I’m better than them. That’s something I’ve been thinking a lot for the past few days, with them referring to pretty much every member of the 10-person crew I was out fighting fire with the past two days. There was nobody on that fire I actually liked, and it all started with the crew boss, who wasn’t even a qualified crew boss but a trainee, with this being his first fire out on his own. Last year, he was involved in a drug bust of sorts where him and another firefighter were taken to take drug tests. This trainee was able to procure urine from another firefighter, which helped him pass his test. The other man, not so much. But this man didn’t go down without a fight. He said he wasn’t the only firefighter doing drugs, which prompted the administration to require a drug test from everyone with one caveat: if you refused to take the test, you would be banned for only one year, whereas if you took the test and failed, you would be banned for life. Around ten firefighters refused to take the test, so they were all banned to fight fire this year.

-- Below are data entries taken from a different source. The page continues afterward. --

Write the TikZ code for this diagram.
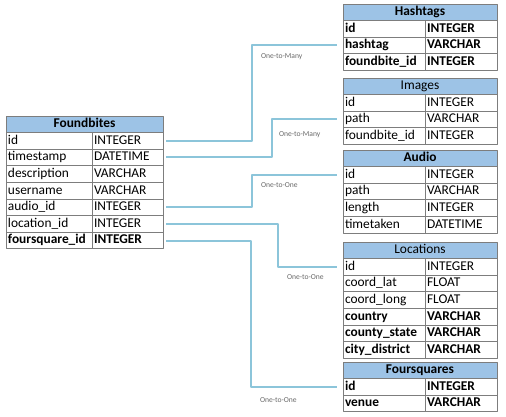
\documentclass[tikz,border=0pt]{standalone}
\usepackage{fontspec}
\setmainfont{Carlito}
\usetikzlibrary{positioning}
\definecolor{hdrblue}{RGB}{157,195,230}
\definecolor{linkblue}{RGB}{140,197,218}
\definecolor{gridgray}{RGB}{125,125,125}
\definecolor{lblgray}{RGB}{105,105,105}
% name, left, top, field width, type width, title style, title, rows
\newcommand{\dbtable}[8]{%
	\node[hdr,#6,minimum width=#4+#5,anchor=north west] (#1-0) at (#2,#3) {#7};
	\foreach \fld/\typ/\wt [count=\i] in {#8} {
		\pgfmathtruncatemacro{\j}{\i-1}
		\node[cell,\wt,text width=#4-4,anchor=north west] (#1-\i) at (#1-\j.south west) {\fld};
		\node[cell,\wt,text width=#5-4,right=0pt of #1-\i] (#1-\i-t) {\typ};
	}
}
\begin{document}
\begin{tikzpicture}[x=1pt,y=-1pt,line join=round]
	\tikzset{
		cell/.style={draw=gridgray,line width=0.7pt,outer sep=0pt,inner xsep=2pt,inner ysep=0pt,
			minimum height=16.6pt,align=left,text height=9.4pt,text depth=2.6pt,
			font=\fontsize{13.4}{14}\selectfont},
		reg/.style={},
		heavy/.style={font=\fontsize{13.4}{14}\selectfont\bfseries},
		hdr/.style={cell,fill=hdrblue,align=center,inner xsep=0pt},
		link/.style={draw=linkblue,line width=2pt,shorten <=3pt,shorten >=6pt},
		lbl/.style={anchor=north west,inner sep=0pt,text=lblgray,font=\fontsize{7.6}{8}\selectfont,xshift=8pt,yshift=-7pt}
	}
	\useasboundingbox (0,0) rectangle (506,417);

	\dbtable{fb}{6}{116}{86}{71}{heavy}{Foundbites}{id/INTEGER/reg, timestamp/DATETIME/reg,
		description/VARCHAR/reg, username/VARCHAR/reg, audio\_id/INTEGER/reg,
		location\_id/INTEGER/reg, foursquare\_id/INTEGER/heavy}
	\dbtable{hash}{343}{4}{82}{72}{heavy}{Hashtags}{id/INTEGER/heavy, hashtag/VARCHAR/heavy,
		foundbite\_id/INTEGER/heavy}
	\dbtable{img}{343}{78}{82}{72}{reg}{Images}{id/INTEGER/reg, path/VARCHAR/reg,
		foundbite\_id/INTEGER/reg}
	\dbtable{aud}{343}{150}{82}{72}{heavy}{Audio}{id/INTEGER/reg, path/VARCHAR/reg,
		length/INTEGER/reg, timetaken/DATETIME/reg}
	\dbtable{loc}{343}{242}{82}{72}{reg}{Locations}{id/INTEGER/reg, coord\_lat/FLOAT/reg,
		coord\_long/FLOAT/reg, country/VARCHAR/heavy, county\_state/VARCHAR/heavy,
		city\_district/VARCHAR/heavy}
	\dbtable{fsq}{343}{362}{82}{72}{heavy}{Foursquares}{id/INTEGER/heavy, venue/VARCHAR/heavy}

	% bend columns
	\coordinate (bendA) at (252,0);
	\coordinate (bendB) at (272,0);
	\coordinate (bendC) at (278,0);
	\coordinate (bendD) at (251,0);

	\draw[link] (fb-1-t.east) -- (fb-1-t.east -| bendA) |- node[lbl] {One-to-Many} (hash-2.west);
	\draw[link] (fb-2-t.east) -- (fb-2-t.east -| bendB) |- node[lbl,xshift=-2pt,yshift=-4pt] {One-to-Many} (img-2.west);
	\draw[link] (fb-5-t.east) -- (fb-5-t.east -| bendA) |- node[lbl] {One-to-One} (aud-1.west);
	\draw[link] (fb-6-t.east) -- (fb-6-t.east -| bendC) |- node[lbl] {One-to-One} (loc-1.west);
	\draw[link] (fb-7-t.east) -- (fb-7-t.east -| bendD) |- node[lbl,yshift=-3pt] {One-to-One} (fsq-1.west);
\end{tikzpicture}
\end{document}
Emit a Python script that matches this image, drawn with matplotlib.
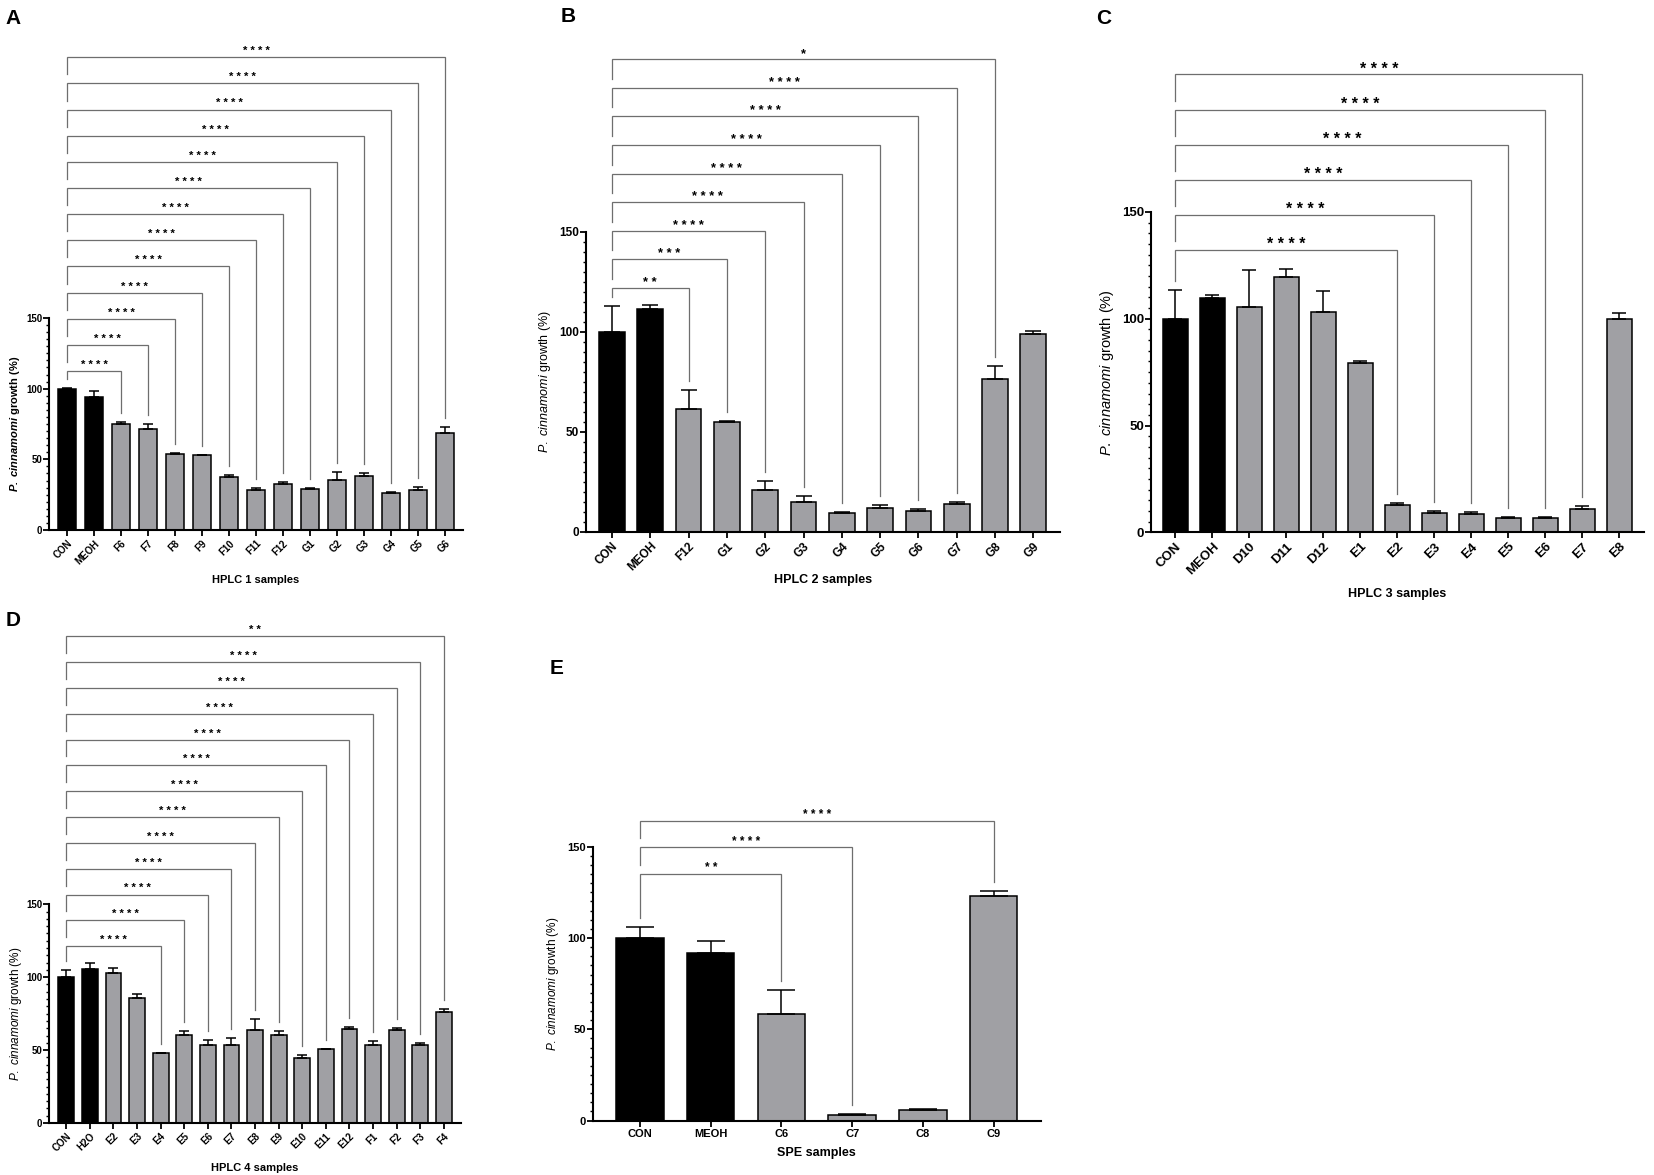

Everyone except this trainee.

He was lazy and useless and completely oblivious over what to do, and his lack of discipline and laziness permeated throughout the crew, causing us to, I think, leave the fire early over incompetence. We could’ve been up there longer if we were more competent. But we weren’t. That pissed me off. Another thing that pissed me off was the fact that our small 10 man crew contained 5 rookies, 1 lazy crew boss trainee, 1 man who had spent the last 5 years in prison, 1 man who has been doing this for years but liked to hear himself talk more than work, 1 second year veteran who intentionally made himself vomit after every meal because he wanted to lose weight, and me. I tried to teach these rookies — who had zero experience on a mountain since their rookie class didn’t have any training on the mountain due to new restrictions enforced by the government — how to fight fires, but they were either too stupid to listen or too stubborn to listen to me. I would teach them something and the very next second they would do something I explicitly told them not to do. I would teach them again, but I could see in their faces that they didn’t give a shit. Eventually, I didn’t give a shit either. I went off on my own and worked the fire my way.

The fire pissed me off, so when I came home last night (like I said yesterday) all I wanted to do was rest and watch TV. I completely forgot about my obligation to write. I don’t know if this misstep will color the rest of my entries in a negative light, but I hope it doesn’t. I simply forgot. Life got in the way. I didn’t intentionally miss my writing session out of laziness or whatever. It simply slipped my mind.

I go back to work tomorrow. I hope a return to my regular routine — with hopefully a renewed focus to do more — will bring a sense of normalcy back into my life. Fire season is heating up, and I don’t know what I want to do. The only reason I want to keep fighting is for that extra influx of cash that I can use to pay off some debts. I don’t know if going out there on the mountain and camping out with a hit-or-miss crew is enticing anymore. The shit these men talk about all the fucking time is mind-numbing. Drugs, bitches, or crime. That’s all. If not crime, then about how masculine they are. It’s juvenile, and I’m so damn tired of it. This is definitely not my crowd, and it only took me four years to figure that out. Damn.